Sakai, also 21, has been charged with murder but is still being sought by authorities. His mother, Sanae Sakai, 51, has been charged with being an accessory to murder after the fact.
Meier revealed the details of the April 20, 1987, slaying during a preliminary hearing on the charge against Sanae Sakai. After Meier and other witnesses testified, she was ordered by Judge David M. Horwitz to stand trial in the case.
The body of Takashi Sakai, founder of Pacific Partners, an affiliate of the World Trade Bank in Beverly Hills, was found buried in Malibu Canyon in early February, about 10 months after his slaying.
According to Meier and authorities, Toru Sakai carried out the killing because his parents were embroiled in a bitter divorce and he feared that he and his mother, with whom he lived in the family’s Tarzana home, would face financial difficulties.
“He told me, basically, that he hated his father and he didn’t know what else to do,” Meier said.
Discussed the Slaying
Meier said that on three occasions in early 1987 he and Toru Sakai discussed the killing. But Meier said he had wanted no part of the plan. Meier said he finally agreed to help his friend in early April, 1987, when Toru said he had paid another friend $1,000 to do the job but the friend failed to follow through.
“I didn’t volunteer,” Meier said. “He persuaded me. He told me he would help me out when I needed him.”
Meier said the plan was to lure Takashi Sakai to the empty Beverly Hills home at 718 Crescent Drive that Sanae Sakai was managing for a Japanese investor. Once there, Sakai would be kidnaped and taken to Malibu Canyon and then killed and buried, he testified.
In early April, the two friends dug a grave in a secluded spot off Malibu Canyon Road, Meier testified. Then on April 20, Meier said he went to the Beverly Hills home and waited while Toru met his father at a nearby hotel to ask the elder Sakai to come with him to the home.

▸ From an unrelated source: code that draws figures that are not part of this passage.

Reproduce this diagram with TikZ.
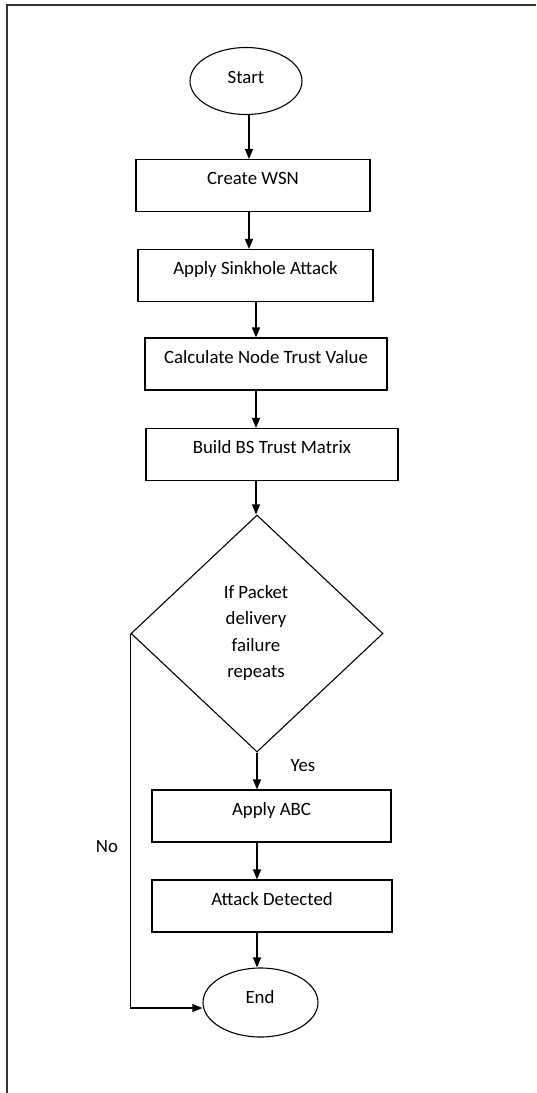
\documentclass[tikz,border=0pt]{standalone}
\usepackage{fontspec}
\setmainfont{Carlito}
\usetikzlibrary{shapes.geometric,arrows.meta}
\begin{document}
\begin{tikzpicture}[x=1pt,y=-1pt,
  every node/.style={font=\fontsize{18.8}{22}\selectfont},
  term/.style={ellipse,draw,line width=1.1pt,inner sep=0pt},
  proc/.style={rectangle,draw,line width=1.1pt,inner xsep=0pt,inner ysep=0pt,text height=25pt,text depth=27pt},
  dec/.style={diamond,draw,line width=1.1pt,inner sep=0pt,minimum width=252pt,minimum height=237pt,aspect=1.06},
  arr/.style={line width=1.1pt,-{Triangle[width=8pt,length=10pt]}},
  lbl/.style={inner sep=0pt}
]
\fill[white] (0,0) rectangle (536,1093);
\useasboundingbox (0,0) rectangle (536,1093);
\draw[line width=1.4pt,black!80] (7,1093) -- (7,5) -- (536,5);

\node[term,minimum width=112pt,minimum height=67pt] (start) at (246,81) {};
\node[lbl] (starttxt) at (246,77) {Start};
\node[proc,minimum width=234pt] (wsn) at (253,185.5) {Create WSN};
\node[proc,minimum width=235pt] (sink) at (255.5,275.5) {Apply Sinkhole Attack};
\node[proc,minimum width=242pt] (calc) at (266,364) {Calculate Node Trust Value};
\node[proc,minimum width=252pt] (bs) at (272,454.5) {Build BS Trust Matrix};
\node[dec] (dec) at (257,633.5) {};
\node[lbl,align=center,font=\fontsize{18.8}{26.5}\selectfont] (dectxt) at (256,633) {If Packet\\delivery\\failure\\repeats};
\node[proc,minimum width=239pt] (abc) at (271.5,816) {Apply ABC};
\node[proc,minimum width=240pt] (att) at (272,906) {Attack Detected};
\node[term,minimum width=115pt,minimum height=69pt] (end) at (260.5,1002.5) {};
\node[lbl] (endtxt) at (260,997) {End};
\node[lbl] (yes) at (303,766) {Yes};
\node[lbl] (no) at (107,847) {No};

\draw[arr] ([xshift=3pt]start.south) -- ([xshift=3pt]start.south |- wsn.north);
\draw[arr] ([xshift=-4pt]wsn.south) -- ([xshift=-4pt]wsn.south |- sink.north);
\draw[arr] ([xshift=0.5pt]sink.south) -- ([xshift=0.5pt]sink.south |- calc.north);
\draw[arr] ([xshift=-10pt]calc.south) -- ([xshift=-10pt]calc.south |- bs.north);
\draw[arr] ([xshift=-16pt]bs.south) -- ([xshift=-16pt]bs.south |- dec.north);
\draw[arr] (dec.south) -- (dec.south |- abc.north);
\draw[arr] ([xshift=-14.5pt]abc.south) -- ([xshift=-14.5pt]abc.south |- att.north);
\draw[arr] ([xshift=-15pt]att.south) -- ([xshift=-15pt]att.south |- end.north);
\coordinate (endin) at ([yshift=-5.5pt]end.west);
\coordinate (nocorner) at (dec.west |- endin);
\draw[arr] (dec.west) -- (nocorner) -- (endin);
\end{tikzpicture}
\end{document}
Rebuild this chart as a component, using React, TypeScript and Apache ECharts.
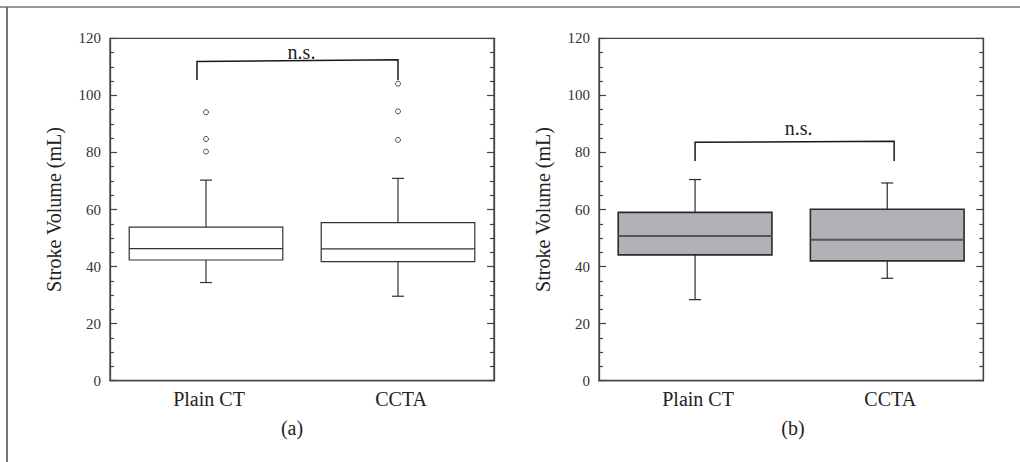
import React, { useEffect, useRef } from "react";
import * as echarts from "echarts";

const categories = ["Plain CT", "CCTA"];
const yTickValues = { min: 0, max: 120, interval: 20 };

// [categoryIndex, whiskerLow, Q1, median, Q3, whiskerHigh]
const panelABoxes = [
  [0, 34.4, 42.3, 46.3, 53.8, 70.3],
  [1, 29.6, 41.7, 46.2, 55.4, 70.9],
];
const panelBBoxes = [
  [0, 28.4, 44.1, 50.7, 59.0, 70.5],
  [1, 35.9, 42.0, 49.4, 60.1, 69.3],
];
// [categoryIndex, value]
const panelAOutliers = [
  [0, 94.1],
  [0, 84.7],
  [0, 80.3],
  [1, 104.1],
  [1, 94.4],
  [1, 84.4],
];
// [leftIdx, rightIdx, leftBandOffset, rightBandOffset, topLeft, topRight, legBottom, labelValue]
const panelABracket = [[0, 1, -0.047, 0, 111.9, 112.5, 105.4, 115.2]];
const panelBBracket = [[0, 1, 0, 0.036, 83.55, 83.9, 77.0, 88.4]];
const bracketLabel = "n.s.";
const panelLabels = ["(a)", "(b)"];
const axisName = "Stroke Volume (mL)";

const FONT = "'Liberation Serif', 'Times New Roman', serif";

function boxRenderer(fill: string, stroke: string, lw: number, medColor: string, medW: number) {
  return (params: any, api: any) => {
    const idx = api.value(0);
    const low = api.coord([idx, api.value(1)]);
    const q1 = api.coord([idx, api.value(2)]);
    const med = api.coord([idx, api.value(3)]);
    const q3 = api.coord([idx, api.value(4)]);
    const high = api.coord([idx, api.value(5)]);
    const bw = api.size([1, 0])[0] * 0.8;
    const cx = q1[0];
    const cap = 12;
    const ls = { stroke, lineWidth: 1.2 };
    return {
      type: "group",
      children: [
        { type: "line", shape: { x1: cx, y1: high[1], x2: cx, y2: q3[1] }, style: ls },
        { type: "line", shape: { x1: cx - cap / 2, y1: high[1], x2: cx + cap / 2, y2: high[1] }, style: ls },
        { type: "line", shape: { x1: cx, y1: low[1], x2: cx, y2: q1[1] }, style: ls },
        { type: "line", shape: { x1: cx - cap / 2, y1: low[1], x2: cx + cap / 2, y2: low[1] }, style: ls },
        {
          type: "rect",
          shape: { x: cx - bw / 2, y: q3[1], width: bw, height: q1[1] - q3[1] },
          style: { fill, stroke, lineWidth: lw },
        },
        {
          type: "line",
          shape: { x1: cx - bw / 2, y1: med[1], x2: cx + bw / 2, y2: med[1] },
          style: { stroke: medColor, lineWidth: medW },
        },
      ],
    };
  };
}

function bracketRenderer(params: any, api: any) {
  const band = api.size([1, 0])[0];
  const l = api.value(0);
  const r = api.value(1);
  const xl = api.coord([l, 0])[0] + api.value(2) * band;
  const xr = api.coord([r, 0])[0] + api.value(3) * band;
  const yTl = api.coord([l, api.value(4)])[1];
  const yTr = api.coord([r, api.value(5)])[1];
  const yB = api.coord([l, api.value(6)])[1];
  const yLab = api.coord([l, api.value(7)])[1];
  return {
    type: "group",
    children: [
      {
        type: "polyline",
        shape: { points: [[xl, yB], [xl, yTl], [xr, yTr], [xr, yB]] },
        style: { stroke: "#1a1a1a", lineWidth: 1.5, fill: null },
      },
      {
        type: "text",
        x: (xl + xr) / 2 + 4,
        y: yLab,
        style: {
          text: bracketLabel,
          font: `20px ${FONT}`,
          fill: "#222",
          align: "center",
          verticalAlign: "middle",
        },
      },
    ],
  };
}

function makeYAxis(gridIndex: number, position: string, withLabel: boolean) {
  return {
    type: "value",
    gridIndex,
    position,
    min: yTickValues.min,
    max: yTickValues.max,
    interval: yTickValues.interval,
    name: withLabel ? axisName : "",
    nameLocation: "middle",
    nameGap: 46,
    nameTextStyle: { fontSize: 20, fontFamily: FONT, color: "#222" },
    axisLine: { show: true, lineStyle: { color: "#444", width: 1.3 } },
    axisTick: { show: true, inside: true, length: 7, lineStyle: { color: "#444", width: 1.2 } },
    minorTick: { show: true, splitNumber: 4, length: 4, lineStyle: { color: "#444", width: 1.2 } },
    axisLabel: { show: withLabel, fontSize: 15, fontFamily: FONT, color: "#333", margin: 9 },
    splitLine: { show: false },
    minorSplitLine: { show: false },
  };
}

function makeXAxis(gridIndex: number) {
  return {
    type: "category",
    gridIndex,
    data: categories,
    boundaryGap: true,
    axisLine: { show: true, lineStyle: { color: "#444", width: 1.3 } },
    axisTick: { show: false },
    axisLabel: { fontSize: 20, fontFamily: FONT, color: "#222", margin: 8, padding: [0, 0, 0, 6] },
    splitLine: { show: false },
  };
}

export default function App() {
  const ref = useRef<HTMLDivElement>(null);
  useEffect(() => {
    if (!ref.current) return;
    const chart = echarts.init(ref.current, null, { renderer: "svg" });
    const gridCommon = { top: 38.3, height: 342.4, show: true, borderColor: "#444", borderWidth: 1.3, backgroundColor: "transparent" };
    chart.setOption({
      animation: false,
      backgroundColor: "#fff",
      grid: [
        { ...gridCommon, left: 110, width: 384 },
        { ...gridCommon, left: 599, width: 384.3 },
      ],
      xAxis: [makeXAxis(0), makeXAxis(1)],
      yAxis: [
        makeYAxis(0, "left", true),
        makeYAxis(0, "right", false),
        makeYAxis(1, "left", true),
        makeYAxis(1, "right", false),
      ],
      series: [
        {
          type: "custom",
          xAxisIndex: 0,
          yAxisIndex: 0,
          data: panelABoxes,
          encode: { x: 0, y: [1, 2, 3, 4, 5] },
          renderItem: boxRenderer("#fff", "#333", 1.2, "#333", 1.2),
        },
        {
          type: "scatter",
          xAxisIndex: 0,
          yAxisIndex: 0,
          data: panelAOutliers,
          symbol: "circle",
          symbolSize: 5,
          itemStyle: { color: "#fff", borderColor: "#222", borderWidth: 1 },
        },
        {
          type: "custom",
          xAxisIndex: 0,
          yAxisIndex: 0,
          data: panelABracket,
          encode: { x: [0, 1], y: [4, 5, 6] },
          renderItem: bracketRenderer,
        },
        {
          type: "custom",
          xAxisIndex: 1,
          yAxisIndex: 2,
          data: panelBBoxes,
          encode: { x: 0, y: [1, 2, 3, 4, 5] },
          renderItem: boxRenderer("#b1b2b5", "#2a2a2a", 1.6, "#555", 2),
        },
        {
          type: "custom",
          xAxisIndex: 1,
          yAxisIndex: 2,
          data: panelBBracket,
          encode: { x: [0, 1], y: [4, 5, 6] },
          renderItem: bracketRenderer,
        },
      ],
      graphic: [
        { type: "line", shape: { x1: 0, y1: 7, x2: 1020, y2: 7 }, style: { stroke: "#333", lineWidth: 1.2 } },
        { type: "line", shape: { x1: 7, y1: 7, x2: 7, y2: 462 }, style: { stroke: "#666", lineWidth: 1.8 } },
        {
          type: "text",
          x: 292,
          y: 428,
          style: { text: panelLabels[0], font: `20px ${FONT}`, fill: "#222", align: "center", verticalAlign: "middle" },
        },
        {
          type: "text",
          x: 793,
          y: 428,
          style: { text: panelLabels[1], font: `20px ${FONT}`, fill: "#222", align: "center", verticalAlign: "middle" },
        },
      ],
    });
    return () => chart.dispose();
  }, []);
  return <div ref={ref} style={{ position: "absolute", left: 0, top: 0, width: 1020, height: 462 }} />;
}
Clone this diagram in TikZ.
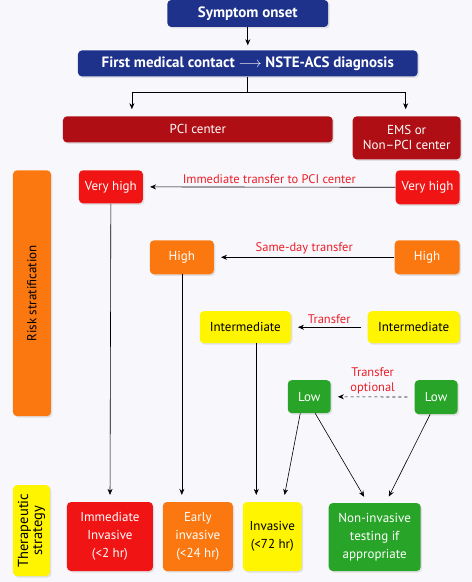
\documentclass[tikz,border=0pt]{standalone}
\usepackage{fontspec}
\setmainfont{PT Sans}
\usetikzlibrary{arrows.meta,shadows}
\definecolor{navy}{RGB}{30,50,140}
\definecolor{dred}{RGB}{175,15,20}
\definecolor{vred}{RGB}{240,20,20}
\definecolor{orng}{RGB}{250,120,15}
\definecolor{yel}{RGB}{255,245,0}
\definecolor{grn}{RGB}{40,165,40}
\definecolor{lred}{RGB}{235,30,40}
\definecolor{bgc}{RGB}{248,248,252}
\begin{document}
\begin{tikzpicture}[x=1pt,y=-1pt,line join=round,>={Stealth[length=6pt,width=5pt]},
	font=\fontsize{13}{15}\selectfont,
	box/.style={rounded corners=4pt,inner sep=0pt,align=center,text=white,
		drop shadow={opacity=0.2,shadow xshift=1.5pt,shadow yshift=-1.5pt}},
	lbl/.style={text=lred,inner sep=3pt,font=\fontsize{12.5}{15}\selectfont},
	con/.style={->,line width=0.6pt,shorten >=7pt}]
	\fill[bgc] (0,0) rectangle (472,582);
	% top of the flow
	\node[box,fill=navy,minimum width=161,minimum height=27,font=\fontsize{15}{17}\selectfont\bfseries] (onset) at (248,13) {Symptom onset};
	\node[box,fill=navy,minimum width=340,minimum height=26,font=\fontsize{15}{17}\selectfont\bfseries] (fmc) at (248,63) {First medical contact $\longrightarrow$ NSTE-ACS diagnosis};
	\node[box,fill=dred,minimum width=270,minimum height=26] (pci) at (198,129) {PCI center};
	\node[box,fill=dred,minimum width=108,minimum height=43] (ems) at (407,137.5) {EMS or\\Non--PCI center};
	\draw[->,line width=0.6pt,shorten >=5pt] (onset) -- (fmc);
	\coordinate (sl) at (132,92);
	\coordinate (sr) at (406,92);
	\draw[line width=0.6pt] (fmc.south) -- (fmc.south|-sl) (sl) -- (sr);
	\draw[con] (sl) -- (sl|-pci.north);
	\draw[con] (sr) -- (sr|-ems.north);
	% side labels
	\node[box,fill=orng,text=black,minimum width=246,minimum height=38,rotate=90] (risk) at (32,293) {Risk stratification};
	\node[box,fill=yel,text=black,minimum width=91,minimum height=37,rotate=90,font=\fontsize{14.5}{14}\selectfont] (ther) at (31.5,530.5) {Therapeutic\\strategy};
	% risk levels
	\node[box,fill=vred,minimum width=64,minimum height=33] (vhl) at (111,186.5) {Very high};
	\node[box,fill=vred,minimum width=64,minimum height=34] (vhr) at (428,187) {Very high};
	\node[box,fill=orng,minimum width=64,minimum height=34] (hl) at (182,257) {High};
	\node[box,fill=orng,minimum width=65,minimum height=34] (hr) at (427.5,257) {High};
	\node[box,fill=yel,text=black,minimum width=91,minimum height=32] (il) at (245.5,327) {Intermediate};
	\node[box,fill=yel,text=black,minimum width=92,minimum height=32] (ir) at (414,327) {Intermediate};
	\node[box,fill=grn,minimum width=43,minimum height=33] (ll) at (309.5,396.5) {Low};
	\node[box,fill=grn,minimum width=43,minimum height=34] (lr) at (436.5,397) {Low};
	% strategies
	\node[box,fill=vred,minimum width=86,minimum height=69,font=\fontsize{13}{18}\selectfont] (ii) at (110,536.5) {Immediate\\Invasive\\(<2 hr)};
	\node[box,fill=orng,minimum width=70,minimum height=69,font=\fontsize{13}{18}\selectfont] (ei) at (198,536.5) {Early\\invasive\\(<24 hr)};
	\node[box,fill=yel,text=black,minimum width=59,minimum height=69,font=\fontsize{13}{18}\selectfont] (inv) at (272.5,536.5) {Invasive\\(<72 hr)};
	\node[box,fill=grn,minimum width=92,minimum height=68,font=\fontsize{13}{18}\selectfont] (ni) at (375,537) {Non-invasive\\testing if\\appropriate};
	% transfers
	\draw[con] (vhr) -- (vhl) node[lbl,midway,above]{Immediate transfer to PCI center};
	\draw[con] (hr) -- (hl) node[lbl,midway,above]{Same-day transfer};
	\draw[con,shorten <=6pt] (ir) -- (il) node[lbl,midway,above]{Transfer};
	\draw[con,dashed,shorten <=7pt] (lr) -- (ll) node[lbl,midway,above,align=center]{Transfer\\optional};
	% to strategy
	\coordinate (iltop) at ([xshift=11pt]il.south);
	\draw[con] (vhl) -- (ii);
	\draw[con] (hl.south) -- (hl.south|-ei.north);
	\draw[con] (iltop) -- (iltop|-inv.north);
	\draw[con] ([xshift=-9pt]ll.south) -- ([xshift=11pt]inv.north);
	\draw[con] ([xshift=6pt]ll.south) -- ([xshift=-7pt]ni.north);
	\draw[con] ([xshift=-6pt]lr.south) -- ([xshift=11pt]ni.north);
\end{tikzpicture}
\end{document}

When he arrived at the house, Takashi Sakai was attacked, subdued after a struggle at the front door and then thrown down the basement stairs, Meier said.
“He was moaning and yelling for help at the bottom of the stairs,” Meier said.
Change in Plan
After that, Toru Sakai decided to change the plan and carry out the killing in the basement, Meier said.
“He brought out a knife and asked me to go down and finish off his father,” Meier said.
Meier said he refused and then watched Toru take the knife down to the basement. When Meier later went down, he saw the older Sakai had been stabbed to death. He said the body was then wrapped in trash bags, rolled in the blood-soaked rug from the house’s entrance hall and loaded into Toru’s Porsche. The two then took the body to Malibu Canyon for burial, Meier said.
Meier said he and Toru spent the next two days getting rid of evidence. He said they dropped Takashi Sakai’s car at Los Angeles International Airport, took the murder weapon and the piece of carpet from the entrance hall of the Beverly Hills house to a landfill in Glendale and painted over blood-spattered walls in the house.
“We put several coats in the basement,” he said.
Meier testified that he later received $1,400 from Toru Sakai for his part in the killing.
A carpet salesman and an installer also testified Monday that two days after the killing, Sanae Sakai had purchased carpet and had it installed in the entrance of the Beverly Hills house. The witnesses said the new carpet was a small piece that closely matched the color of the surrounding carpet in the house.
Deputy Dist. Atty. Lonnie A. Felker said Sanae Sakai’s quick replacement of the rug was part of the evidence that showed she knew of the killing and was aiding her son. Sanae Sakai has denied she had anything to do with her husband’s killing.